From Clan Thompson's position this further places our name again in both the border regions of Scotland with documented evidence of migration to Ireland circa 1607.

The other reference to the Thom(p)son name is in the 'Flax' farming industry where our name is quite prominate by proportion however I have had little to no success in establishing any time line.

I believe the Irish hold much by way of historical record. The problem is they know the commercial value of these records of their most exploited export product.  Once again thanks to Moira for locating these references

Kind Regards ,    rus t   


Wow, Rus.............sometimes your perceptions amaze and boggle me!
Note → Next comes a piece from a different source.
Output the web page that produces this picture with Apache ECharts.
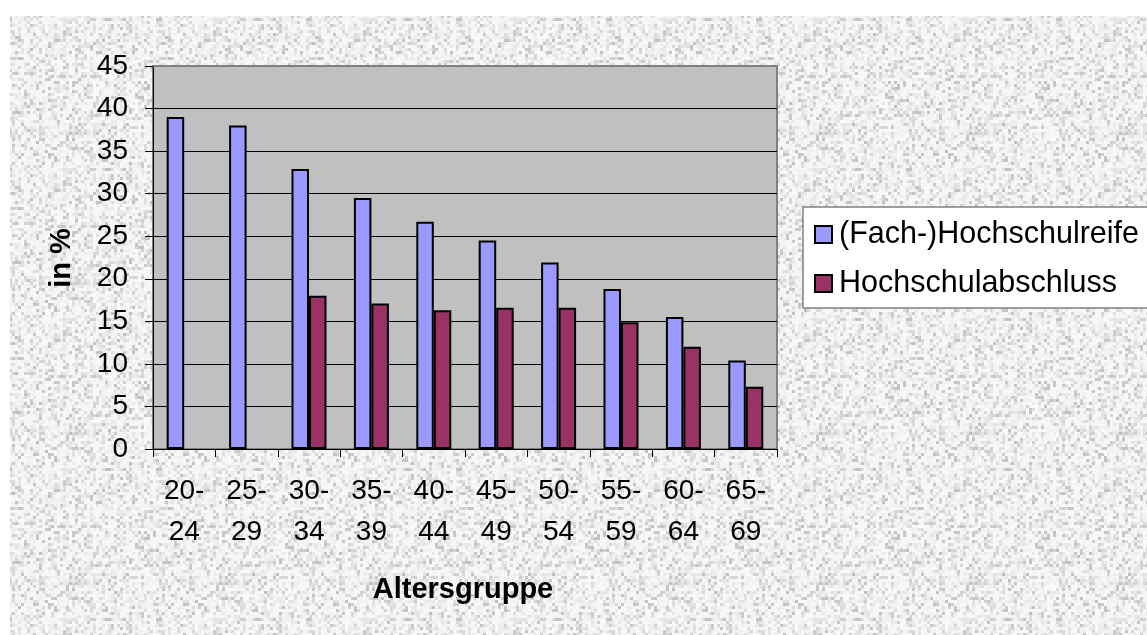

Your information certainly has lots of circumstantial evidence for a link to William Stewart and Thoms (possibly your Thom!). Seems like there are lots of links back to Wigtown and Wigtownshire for the Thoms.

I like your speculation on the timing/cause of the emigration from Ireland --- Tom's line also arrived here around 1830 from Ireland. Seems like a route so many followed.

Yeah, it's really hard to get solid evidence out of Ireland unless you have deep, deep pockets. I don't mind paying for something that is of value to me....but I hate to be gouged to pay to see every Francis Thompson in the whole of Ireland in the HOPES that one of them might be ours! Maybe you should just get on a plane and be able to go on over and look through the documentation on site! I think that sounds like a lot better idea than sending $$$ for who knows what?  ;)

Keep posting - I love your observations!